THE TASK. No images are to be carried over; print all other material exactly as it stands.

GIVEN INFORMATION.
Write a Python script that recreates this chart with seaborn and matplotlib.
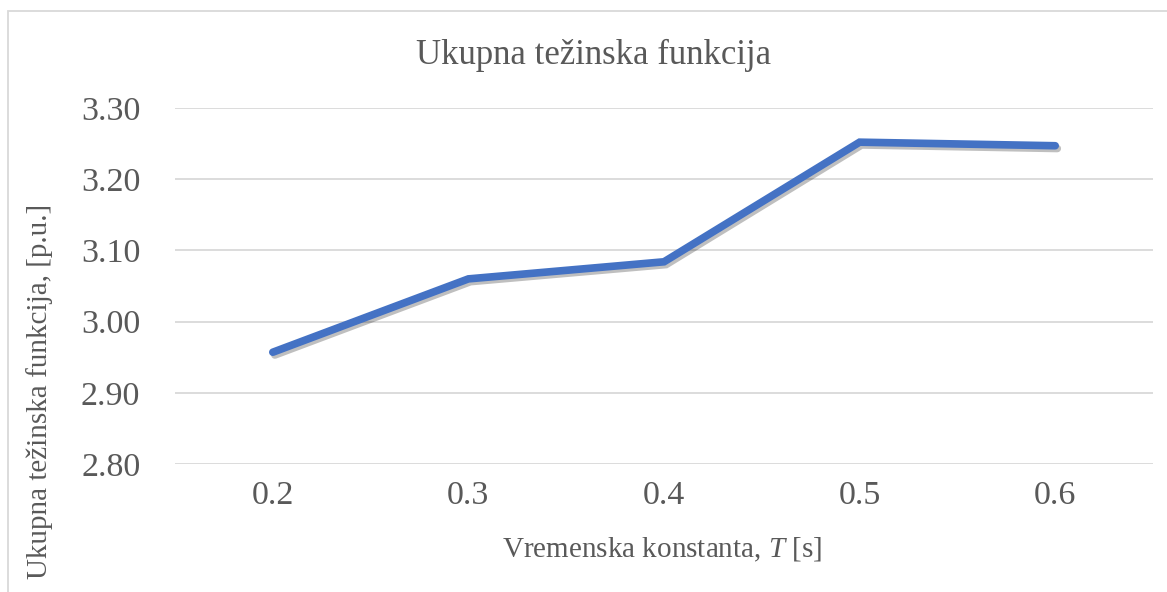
import pandas as pd
import seaborn as sns
import matplotlib.pyplot as plt
import matplotlib.patheffects as pe
from matplotlib.patches import Rectangle

# Data
time_constants = ["0.2", "0.3", "0.4", "0.5", "0.6"]
weight_values = [2.957, 3.060, 3.084, 3.252, 3.247]
y_ticks = [2.80, 2.90, 3.00, 3.10, 3.20, 3.30]

df = pd.DataFrame({"T": time_constants, "value": weight_values})

sns.set_style("white")
plt.rcParams["font.family"] = ["Liberation Serif", "DejaVu Serif"]
plt.rcParams["mathtext.fontset"] = "custom"
plt.rcParams["mathtext.rm"] = "Liberation Serif"
plt.rcParams["mathtext.it"] = "Liberation Serif:italic"
text_color = "#595959"

fig = plt.figure(figsize=(11.67, 5.92), dpi=100)
ax = fig.add_axes([175 / 1167, 1 - 464 / 592, (1153 - 175) / 1167, (464 - 108) / 592])

sns.lineplot(data=df, x="T", y="value", ax=ax, color="#4472C4", linewidth=5.5,
             solid_capstyle="round", solid_joinstyle="miter", sort=False,
             path_effects=[pe.SimpleLineShadow(offset=(1.5, -2), alpha=0.25), pe.Normal()])

ax.set_xlim(-0.5, len(time_constants) - 0.5)
ax.set_ylim(y_ticks[0], y_ticks[-1])
ax.set_yticks(y_ticks)
ax.set_yticklabels([f"{v:.2f}" for v in y_ticks])
ax.yaxis.grid(True, color="#D9D9D9", linewidth=1.3)
ax.set_axisbelow(True)
for s in ax.spines.values():
    s.set_visible(False)
ax.tick_params(axis="both", length=0, labelsize=24.5, colors=text_color)
ax.tick_params(axis="y", pad=25)
ax.tick_params(axis="x", pad=12)
ax.set_xlabel("")
ax.set_ylabel("")

fig.text(594 / 1167, 1 - 55 / 592, "Ukupna težinska funkcija", ha="center", va="center",
         fontsize=25, color=text_color)
fig.text(662 / 1167, 1 - 550 / 592, "Vremenska konstanta, $\\mathit{T}$ [s]", ha="center",
         va="center", fontsize=21, color=text_color)
fig.text(40 / 1167, 1 - 391 / 592, "Ukupna težinska funkcija, [p.u.]", ha="center",
         va="center", rotation=90, fontsize=21, color=text_color)

# chart area border
fig.patches.append(Rectangle((8 / 1167, -0.05), 1.2, 1 - 11 / 592 + 0.05,
                             transform=fig.transFigure, fill=False,
                             edgecolor="#D9D9D9", linewidth=1.3))

fig.savefig("out.png", dpi=100)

TASK ANSWER.
Write a Python script that recreates this chart with seaborn and matplotlib.
import pandas as pd
import seaborn as sns
import matplotlib.pyplot as plt
import matplotlib.patheffects as pe
from matplotlib.patches import Rectangle

# Data
time_constants = ["0.2", "0.3", "0.4", "0.5", "0.6"]
weight_values = [2.957, 3.060, 3.084, 3.252, 3.247]
y_ticks = [2.80, 2.90, 3.00, 3.10, 3.20, 3.30]

df = pd.DataFrame({"T": time_constants, "value": weight_values})

sns.set_style("white")
plt.rcParams["font.family"] = ["Liberation Serif", "DejaVu Serif"]
plt.rcParams["mathtext.fontset"] = "custom"
plt.rcParams["mathtext.rm"] = "Liberation Serif"
plt.rcParams["mathtext.it"] = "Liberation Serif:italic"
text_color = "#595959"

fig = plt.figure(figsize=(11.67, 5.92), dpi=100)
ax = fig.add_axes([175 / 1167, 1 - 464 / 592, (1153 - 175) / 1167, (464 - 108) / 592])

sns.lineplot(data=df, x="T", y="value", ax=ax, color="#4472C4", linewidth=5.5,
             solid_capstyle="round", solid_joinstyle="miter", sort=False,
             path_effects=[pe.SimpleLineShadow(offset=(1.5, -2), alpha=0.25), pe.Normal()])

ax.set_xlim(-0.5, len(time_constants) - 0.5)
ax.set_ylim(y_ticks[0], y_ticks[-1])
ax.set_yticks(y_ticks)
ax.set_yticklabels([f"{v:.2f}" for v in y_ticks])
ax.yaxis.grid(True, color="#D9D9D9", linewidth=1.3)
ax.set_axisbelow(True)
for s in ax.spines.values():
    s.set_visible(False)
ax.tick_params(axis="both", length=0, labelsize=24.5, colors=text_color)
ax.tick_params(axis="y", pad=25)
ax.tick_params(axis="x", pad=12)
ax.set_xlabel("")
ax.set_ylabel("")

fig.text(594 / 1167, 1 - 55 / 592, "Ukupna težinska funkcija", ha="center", va="center",
         fontsize=25, color=text_color)
fig.text(662 / 1167, 1 - 550 / 592, "Vremenska konstanta, $\\mathit{T}$ [s]", ha="center",
         va="center", fontsize=21, color=text_color)
fig.text(40 / 1167, 1 - 391 / 592, "Ukupna težinska funkcija, [p.u.]", ha="center",
         va="center", rotation=90, fontsize=21, color=text_color)

# chart area border
fig.patches.append(Rectangle((8 / 1167, -0.05), 1.2, 1 - 11 / 592 + 0.05,
                             transform=fig.transFigure, fill=False,
                             edgecolor="#D9D9D9", linewidth=1.3))

fig.savefig("out.png", dpi=100)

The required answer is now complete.